The group that supervises transportation planning in the Greensboro area unanimously endorsed the route that combines parts of U.S. 220, N.C. 68, Bryan Boulevard and Greensboro's western Urban Loop.
It always was intended the loop would carry I-73 around part of Greensboro, but initial plans envisioned the linkage south of existing Interstate 40, said Doug Galyon, a member of the local MPO and chairman of the state Board of Transportation.
As recently as five years ago, state highway officials planned to bring the interstate past Piedmont Triad International Airport on N.C. 68 and build a large interchange at that road's current intersection with I-40, Galyon said.
"But if you build a full-scale, interstate-level interchange there, the estimated cost of right of way was $400 million," Galyon said. "So it became apparent that was not a practical solution. The loop is the most practical way of doing it."
As a result of the group's vote, new interstate shields will be installed along the loop north of Interstate 40. The rest of the western loop already has the correct signs.
But the MPO's action also means that as other parts of the route through Guilford County are brought up to interstate standards, they can bear the I-73 shield from Day One, Galyon said.

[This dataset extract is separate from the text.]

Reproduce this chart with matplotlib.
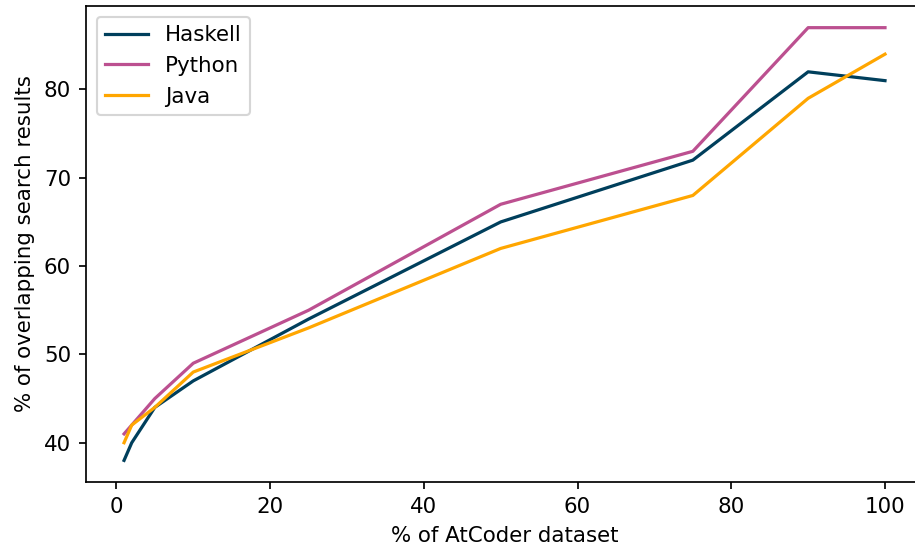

More importantly, it means those sections of road immediately qualify for interstate maintenance and improvement money from Uncle Sam, he said.
Eventually, I-73 will stretch from Myrtle Beach to Sault Ste. Marie, Mich., near the Canadian border. The new interstate is being built in several parts of North Carolina, along with new Interstate 74 that is planned from Georgetown, S.C., to Cincinnati.
The two new highways merge south of High Point and travel into South Carolina together along what is now U.S. 220 South.
The next stage of I-73 construction is scheduled to begin in 2010 through southern Rockingham and northern Guilford counties, along a route now designated "the N.C. 68/U.S. 220 connector." That 12.4-mile, $191 million connector would be built in several sections:
- a first phase of four miles that starts in southern Rockingham County, where N.C. 68 begins. Tracking existing U.S. 220 into northern Guilford County, it would not be built to interstate standards initially because U.S. 220 would continue into Greensboro as a standard highway.
- two later segments of about four miles each crossing new terrain and built as an interstate from the start. They are planned to skirt Stokesdale and Oak Ridge, merging with current N.C. 68 near Pleasant Ridge Road.
Construction of the connector's second and third phases is set to begin in 2013, after which the first phase would be upgraded to a freeway and be redesignated I-73.
The last link in I-73's route around Greensboro would stretch from what's now the intersection of N.C. 68 and Pleasant Ridge Road to Bryan Boulevard and the Urban Loop near PTI.
The MPO's most recently adopted long-range plan shows construction of that 3-mile, $121.5 million link beginning sometime after 2015.